### Collected material

--------------------

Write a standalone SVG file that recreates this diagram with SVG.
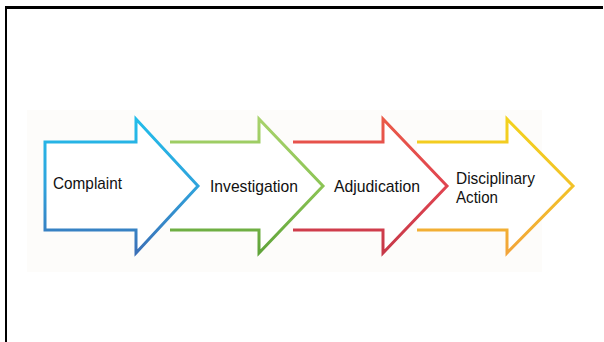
<svg xmlns="http://www.w3.org/2000/svg" width="604" height="342" viewBox="0 0 604 342">
  <style>
    .arrow { fill: #ffffff; stroke-width: 3; stroke-linejoin: miter; stroke-linecap: butt; }
    .open { fill: none; }
    .label { font-family: "Liberation Sans", Arial, sans-serif; font-size: 17px; fill: #111111; }
    .frame { stroke: #000000; fill: none; }
  </style>
  <defs>
    <linearGradient id="gBlue" gradientUnits="userSpaceOnUse" x1="0" y1="118" x2="0" y2="254">
      <stop offset="0" stop-color="#22bdea"/>
      <stop offset="0.5" stop-color="#2fa3dc"/>
      <stop offset="1" stop-color="#3b6fb6"/>
    </linearGradient>
    <linearGradient id="gGreen" gradientUnits="userSpaceOnUse" x1="0" y1="118" x2="0" y2="254">
      <stop offset="0" stop-color="#a8d26c"/>
      <stop offset="0.5" stop-color="#8cc455"/>
      <stop offset="1" stop-color="#5fa339"/>
    </linearGradient>
    <linearGradient id="gRed" gradientUnits="userSpaceOnUse" x1="0" y1="118" x2="0" y2="254">
      <stop offset="0" stop-color="#ea5a48"/>
      <stop offset="0.5" stop-color="#e04450"/>
      <stop offset="1" stop-color="#c63848"/>
    </linearGradient>
    <linearGradient id="gYellow" gradientUnits="userSpaceOnUse" x1="0" y1="118" x2="0" y2="254">
      <stop offset="0" stop-color="#f3d21c"/>
      <stop offset="0.5" stop-color="#f2c228"/>
      <stop offset="1" stop-color="#f2a43a"/>
    </linearGradient>
  </defs>

  <rect x="0" y="0" width="604" height="342" fill="#ffffff"/>
  <rect x="27" y="110" width="515" height="162" fill="#fdfcfa"/>

  <!-- frame: top and left edges -->
  <line class="frame" x1="5" y1="7.5" x2="603" y2="7.5" stroke-width="3"/>
  <line class="frame" x1="6" y1="6" x2="6" y2="342" stroke-width="2"/>

  <g id="connectors"></g>

  <g id="node-disciplinary">
    <path class="arrow" stroke="url(#gYellow)" d="M417,142 L507,142 L507,119 L573,186 L507,253 L507,230 L417,230"/>
    <text class="label" x="456" y="184" textLength="79" lengthAdjust="spacingAndGlyphs">Disciplinary</text>
    <text class="label" x="456" y="203" textLength="42" lengthAdjust="spacingAndGlyphs">Action</text>
  </g>

  <g id="node-adjudication">
    <path class="arrow" stroke="url(#gRed)" d="M293,142 L383,142 L383,119 L447,186 L383,253 L383,230 L293,230"/>
    <text class="label" x="334" y="192" textLength="86" lengthAdjust="spacingAndGlyphs">Adjudication</text>
  </g>

  <g id="node-investigation">
    <path class="arrow" stroke="url(#gGreen)" d="M170,142 L259,142 L259,119 L323,186 L259,253 L259,230 L170,230"/>
    <text class="label" x="210" y="192" textLength="88" lengthAdjust="spacingAndGlyphs">Investigation</text>
  </g>

  <g id="node-complaint">
    <path class="arrow" stroke="url(#gBlue)" d="M45,142 L136,142 L136,119 L198,186 L136,253 L136,230 L45,230 Z"/>
    <text class="label" x="53" y="189" textLength="69" lengthAdjust="spacingAndGlyphs">Complaint</text>
  </g>
</svg>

--------------------

### Problem requirements
Word for word, quote the full listing, omitting every picture.

### Result for this exercise
Write a standalone SVG file that recreates this diagram with SVG.
<svg xmlns="http://www.w3.org/2000/svg" width="604" height="342" viewBox="0 0 604 342">
  <style>
    .arrow { fill: #ffffff; stroke-width: 3; stroke-linejoin: miter; stroke-linecap: butt; }
    .open { fill: none; }
    .label { font-family: "Liberation Sans", Arial, sans-serif; font-size: 17px; fill: #111111; }
    .frame { stroke: #000000; fill: none; }
  </style>
  <defs>
    <linearGradient id="gBlue" gradientUnits="userSpaceOnUse" x1="0" y1="118" x2="0" y2="254">
      <stop offset="0" stop-color="#22bdea"/>
      <stop offset="0.5" stop-color="#2fa3dc"/>
      <stop offset="1" stop-color="#3b6fb6"/>
    </linearGradient>
    <linearGradient id="gGreen" gradientUnits="userSpaceOnUse" x1="0" y1="118" x2="0" y2="254">
      <stop offset="0" stop-color="#a8d26c"/>
      <stop offset="0.5" stop-color="#8cc455"/>
      <stop offset="1" stop-color="#5fa339"/>
    </linearGradient>
    <linearGradient id="gRed" gradientUnits="userSpaceOnUse" x1="0" y1="118" x2="0" y2="254">
      <stop offset="0" stop-color="#ea5a48"/>
      <stop offset="0.5" stop-color="#e04450"/>
      <stop offset="1" stop-color="#c63848"/>
    </linearGradient>
    <linearGradient id="gYellow" gradientUnits="userSpaceOnUse" x1="0" y1="118" x2="0" y2="254">
      <stop offset="0" stop-color="#f3d21c"/>
      <stop offset="0.5" stop-color="#f2c228"/>
      <stop offset="1" stop-color="#f2a43a"/>
    </linearGradient>
  </defs>

  <rect x="0" y="0" width="604" height="342" fill="#ffffff"/>
  <rect x="27" y="110" width="515" height="162" fill="#fdfcfa"/>

  <!-- frame: top and left edges -->
  <line class="frame" x1="5" y1="7.5" x2="603" y2="7.5" stroke-width="3"/>
  <line class="frame" x1="6" y1="6" x2="6" y2="342" stroke-width="2"/>

  <g id="connectors"></g>

  <g id="node-disciplinary">
    <path class="arrow" stroke="url(#gYellow)" d="M417,142 L507,142 L507,119 L573,186 L507,253 L507,230 L417,230"/>
    <text class="label" x="456" y="184" textLength="79" lengthAdjust="spacingAndGlyphs">Disciplinary</text>
    <text class="label" x="456" y="203" textLength="42" lengthAdjust="spacingAndGlyphs">Action</text>
  </g>

  <g id="node-adjudication">
    <path class="arrow" stroke="url(#gRed)" d="M293,142 L383,142 L383,119 L447,186 L383,253 L383,230 L293,230"/>
    <text class="label" x="334" y="192" textLength="86" lengthAdjust="spacingAndGlyphs">Adjudication</text>
  </g>

  <g id="node-investigation">
    <path class="arrow" stroke="url(#gGreen)" d="M170,142 L259,142 L259,119 L323,186 L259,253 L259,230 L170,230"/>
    <text class="label" x="210" y="192" textLength="88" lengthAdjust="spacingAndGlyphs">Investigation</text>
  </g>

  <g id="node-complaint">
    <path class="arrow" stroke="url(#gBlue)" d="M45,142 L136,142 L136,119 L198,186 L136,253 L136,230 L45,230 Z"/>
    <text class="label" x="53" y="189" textLength="69" lengthAdjust="spacingAndGlyphs">Complaint</text>
  </g>
</svg>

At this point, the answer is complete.